Monitoring differential pressure (∆p) is critical in a wide variety of production processes. Often, two standard pressure gauges are used when a differential pressure gauge can indicate the difference in pressure with a single instrument. Measuring differential pressure is essential wherever small differences in pressure can have a significant effect, such as monitoring pressure drop across filters, strainers, separators, valves and pumps, displaying liquid levels in tanks, detecting system leaks, and measuring liquid flow. Applications include clean rooms, heat exchangers, refineries, petrochemical plants, and chemical plants,
A differential pressure gauge measures and visually indicates the difference between two pressure points within a process system. The differential pressure gauge has two inlet ports that are both connected to the pressure points being monitored. For example, if the pressure at one inlet port is 200 psi and the pressure at the other port is 50 psi, then the differential pressure is 150 psi (200 psi – 50 psi).
Differential pressure gauges can be used for many purposes, including:
One of the most popular applications for differential pressure gauges is filtration monitoring. As a filter cartridge starts to become obstructed with contaminants, the pressure between the inlet and outlet ports increases and efficiency drops. When the differential pressure reaches a certain limit, the operator knows it is time to change the filter, keeping the process running smoothly and efficiently and preventing damage to the system. Similarly, a differential pressure gauge can be used to detect scale buildup in pipes and pumps.
Large, heavy, expensive flowmeters are often used to measure the flow of fluids inside a pipe. Differential pressure gauges provide a less expensive and simpler option.
Bernoulli's principle states that for an inviscid flow, an increase in the speed of the fluid occurs simultaneously with a decrease in pressure or a decrease in the fluid's potential energy.
An orifice plate, venturi, or flow nozzle is often used to reduce the diameter inside the pipe. A differential pressure gauge can then be installed, connecting the high-pressure side to the larger diameter and the low-pressure side to the smaller diameter, to measure the difference in pressure before and after the orifice and determine the flow rate. This provides a high accuracy solution at a low cost.
In open tanks, the high-pressure DP gauge port is positioned on the bottom of the tank, and the low-pressure side is vented to the atmosphere. The DP gauge then provides a reading that indicates the height of the liquid in the tank, often in inches or feet of water, or percent full.
In a sealed tank, the atmospheric pressure of the gas at the top of the tank above the contained liquid adds to the hydrostatic pressure of the liquid. A standard gauge mounted at the bottom of the tank would measure both the gas and liquid level pressure, rather than just the pressure of the water column.

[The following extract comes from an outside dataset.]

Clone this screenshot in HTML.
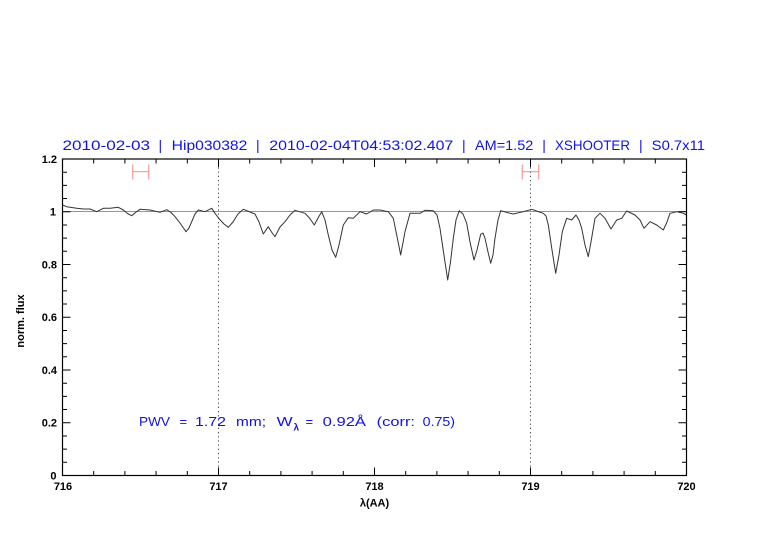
<!DOCTYPE html>
<html>
<head>
<meta charset="utf-8">
<style>
html,body{margin:0;padding:0;background:#fff;}
svg{display:block;}
text{font-family:"Liberation Sans",sans-serif;}
</style>
</head>
<body>
<svg width="782" height="542" viewBox="0 0 782 542" xmlns="http://www.w3.org/2000/svg">
<rect width="782" height="542" fill="#fff"/>

<!-- title -->
<g fill="#1010f0" font-size="14">
<text x="62.5" y="150" textLength="87.5" lengthAdjust="spacingAndGlyphs">2010-02-03</text>
<text x="158.5" y="150">|</text>
<text x="171.7" y="150" textLength="75.6" lengthAdjust="spacingAndGlyphs">Hip030382</text>
<text x="256" y="150">|</text>
<text x="269.3" y="150" textLength="184" lengthAdjust="spacingAndGlyphs">2010-02-04T04:53:02.407</text>
<text x="462" y="150">|</text>
<text x="475" y="150" textLength="58.3" lengthAdjust="spacingAndGlyphs">AM=1.52</text>
<text x="542.3" y="150">|</text>
<text x="555" y="150" textLength="75" lengthAdjust="spacingAndGlyphs">XSHOOTER</text>
<text x="639" y="150">|</text>
<text x="651.7" y="150" textLength="53.3" lengthAdjust="spacingAndGlyphs">S0.7x11</text>
</g>

<!-- red marker bars -->
<g stroke="#f59a9a" stroke-width="1.2" fill="none">
<path d="M132.7 164.5V179.5M148.7 164.5V179.5M132.7 171.7H148.7"/>
<path d="M522.3 164.5V179.5M538.7 164.5V179.5M522.3 171.7H538.7"/>
</g>

<!-- dotted verticals -->
<g stroke="#444" stroke-width="1" stroke-dasharray="1.2,3" fill="none">
<path d="M218.5 159V475.5M530.5 159V475.5"/>
</g>

<!-- continuum line at 1 -->
<path d="M62.5 211.5H686.5" stroke="#f07070" stroke-width="1" fill="none"/>

<!-- spectrum -->
<polyline fill="none" stroke="#333" stroke-width="1" stroke-linejoin="round" points="
62.5,205 66.7,206.7 76.7,208.3 83.3,209 90,209 96.7,211.7 103.3,208.3 110,208.3 118.3,207.3 123.3,210 127.5,213.5 131.7,215.7 135.5,212.5 140,209.3 150,210 160,212.3 166.7,209.7 171,212.5 175,216.7 180,223 186,231.7 189,228 191.7,221.7 195,214 198.3,210 205,211.7 211.7,208.3 215,213.3 219.3,219 224,224 228.3,227.3 233,222 238,214 243.3,209.3 250,212 255,214 259,222 263.3,234 268.3,226.7 271.5,232 275,236.7 280,227 285,221.7 290,215 295,210.3 305,213.3 309.5,218 314.3,225 318,218 321.7,211.7 325,220 328.3,235 332,250 335.7,257.3 339,245 343.3,225 348.3,217.7 353.3,218.3 360,211.7 366.7,214 373.3,210 380,210 388.3,211.7 393.3,218.3 396.7,235 400.7,255 405,231.7 410,213.3 420,213.3 425,210.3 433.3,210.7 437,215 440,228.3 443.5,252 447.7,280 450.5,262 453.3,238.3 456,220 459.3,210.7 463,214 466.7,223.3 470,242 474,260 477,250 480.7,234.3 483,233 485,238.3 488,252 490.7,263.3 493,255 495,238.3 498,220 500.7,210.7 507,212.5 513.3,214 523.3,211.7 531.7,209.3 538,211.5 543.3,213.3 546,216 548.3,225 552,250 555.7,273.3 559,255 562.3,231.7 566.7,218.3 571.7,220 576,215 579,220 581.7,228.3 585,245 588.3,256.7 591,242 595,218.3 600,213.3 605,218.3 611,229 616.7,220 621.7,218.3 626.7,211 635,215 640,220 644,228.3 650,221.7 656.7,225 663.3,230 667,222 670,213.3 676.7,211.7 683.3,213.3 686.5,215"/>

<!-- frame -->
<rect x="62.5" y="159" width="624" height="316.5" fill="none" stroke="#000" stroke-width="1.2"/>

<!-- ticks -->
<g stroke="#000" stroke-width="1" fill="none">
<!-- x bottom -->
<path d="M62.5 475.5V467.5M93.7 475.5V471M124.9 475.5V471M156.1 475.5V471M187.3 475.5V471M218.5 475.5V467.5M249.7 475.5V471M280.9 475.5V471M312.1 475.5V471M343.3 475.5V471M374.5 475.5V467.5M405.7 475.5V471M436.9 475.5V471M468.1 475.5V471M499.3 475.5V471M530.5 475.5V467.5M561.7 475.5V471M592.9 475.5V471M624.1 475.5V471M655.3 475.5V471M686.5 475.5V467.5"/>
<!-- x top -->
<path d="M62.5 159V167M93.7 159V163.5M124.9 159V163.5M156.1 159V163.5M187.3 159V163.5M218.5 159V167M249.7 159V163.5M280.9 159V163.5M312.1 159V163.5M343.3 159V163.5M374.5 159V167M405.7 159V163.5M436.9 159V163.5M468.1 159V163.5M499.3 159V163.5M530.5 159V167M561.7 159V163.5M592.9 159V163.5M624.1 159V163.5M655.3 159V163.5M686.5 159V167"/>
<!-- y left -->
<path d="M62.5 475.5H70.5M62.5 462.31H67M62.5 449.13H67M62.5 435.94H67M62.5 422.75H70.5M62.5 409.56H67M62.5 396.38H67M62.5 383.19H67M62.5 370H70.5M62.5 356.81H67M62.5 343.63H67M62.5 330.44H67M62.5 317.25H70.5M62.5 304.06H67M62.5 290.88H67M62.5 277.69H67M62.5 264.5H70.5M62.5 251.31H67M62.5 238.13H67M62.5 224.94H67M62.5 211.75H70.5M62.5 198.56H67M62.5 185.38H67M62.5 172.19H67M62.5 159H70.5"/>
<!-- y right -->
<path d="M686.5 475.5H678.5M686.5 462.31H682M686.5 449.13H682M686.5 435.94H682M686.5 422.75H678.5M686.5 409.56H682M686.5 396.38H682M686.5 383.19H682M686.5 370H678.5M686.5 356.81H682M686.5 343.63H682M686.5 330.44H682M686.5 317.25H678.5M686.5 304.06H682M686.5 290.88H682M686.5 277.69H682M686.5 264.5H678.5M686.5 251.31H682M686.5 238.13H682M686.5 224.94H682M686.5 211.75H678.5M686.5 198.56H682M686.5 185.38H682M686.5 172.19H682M686.5 159H678.5"/>
</g>

<!-- tick labels -->
<g fill="#000" font-size="11" font-weight="bold" text-anchor="middle">
<text x="63" y="490">716</text>
<text x="218.5" y="490">717</text>
<text x="374.5" y="490">718</text>
<text x="530.5" y="490">719</text>
<text x="686.5" y="490">720</text>
</g>
<g fill="#000" font-size="11" font-weight="bold" text-anchor="end">
<text x="56.5" y="479.5">0</text>
<text x="57" y="426.5">0.2</text>
<text x="57" y="374">0.4</text>
<text x="57" y="321">0.6</text>
<text x="57" y="268.5">0.8</text>
<text x="56" y="215.5">1</text>
<text x="57" y="163">1.2</text>
</g>

<!-- axis titles -->
<text x="374.5" y="506.5" font-size="11" font-weight="bold" text-anchor="middle" fill="#000">λ(AA)</text>
<text transform="translate(24,321) rotate(-90)" font-size="11" font-weight="bold" text-anchor="middle" fill="#000">norm. flux</text>

<!-- PWV annotation -->
<g fill="#1010f0" font-size="13">
<text x="139" y="426" textLength="31" lengthAdjust="spacingAndGlyphs">PWV</text>
<text x="179.5" y="426">=</text>
<text x="195" y="426" textLength="31" lengthAdjust="spacingAndGlyphs">1.72</text>
<text x="236" y="426" textLength="30" lengthAdjust="spacingAndGlyphs">mm;</text>
<text x="276.7" y="426" textLength="16" lengthAdjust="spacingAndGlyphs">W</text>
<text x="293.5" y="430.5" font-size="10" font-weight="bold">λ</text>
<text x="305.5" y="426">=</text>
<text x="322.7" y="426" textLength="43.3" lengthAdjust="spacingAndGlyphs">0.92Å</text>
<text x="376.7" y="426" textLength="38.3" lengthAdjust="spacingAndGlyphs">(corr:</text>
<text x="422.7" y="426" textLength="32.3" lengthAdjust="spacingAndGlyphs">0.75)</text>
</g>
</svg>
</body>
</html>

A differential pressure gauge works much more effectively in this application. By connecting the high side to the bottom of the tank and the low side to the top, the gauge measures the difference in gas pressure from the total pressure to provide a much more accurate liquid level reading. This can be a cost-effective solution for tanks measuring liquid oxygen, nitrogen, argon, and similar mediums, as well as measuring the difference between the pressure of the reservoir and bottom-hole pressure in production and injection wells.
Detecting leaks in a system is one of the lesser known applications for differential pressure gauges.
Simply measuring the differential pressure between a potentially leaking vessel and a reference vessel can determine if a leak is present. This can save time and provide a more accurate measurement as opposed to waiting a long period of time for a drop in pressure on a standard pressure gauge.
Types of Differential Pressure Gauges
Piston type differential pressure gauges are designed primarily for liquid or gaseous media applications where low differential pressure ranges and static working pressures are needed. As the fluid crosses from the high to low pressure port, the differential pressure gauge senses a slight amount of bypass via the movement of a floating piston/magnet in a precision bore against a calibrated spring. Any change in pressure on either side of the piston/magnet causes the magnet to move proportionally to the difference in differential pressure. A rotary pointer magnet located close to the internal magnet, but outside the pressure housing, follows the movement of the piston magnet and indicates differential pressure on the dial. Piston type DP gauges indicate a slight amount of bypass as the fluid crosses from the high to the low-pressure port.
Diaphragm type differential pressure gauges isolate the high and low-pressure ports from each other, so there is no bypass. These gauges can be used in applications measuring air, gas or liquids. The differential pressure is sensed by the movement of an elastomer diaphragm against a precision calibrated range spring. The change in position of the diaphragm in response to the change in Differential Pressure moves an internal magnet. This magnet, in turn, causes a rotary magnet external to the gauge body to rotate. This rotary magnet has a pointer attached which indicates the differential pressure on the dial. The diaphragm provides total separation.
Many differential pressure gauges are available with built-in switches or transmitters. These switches or transmitters can be set to turn on or off, or trigger alarms at specified pressure points.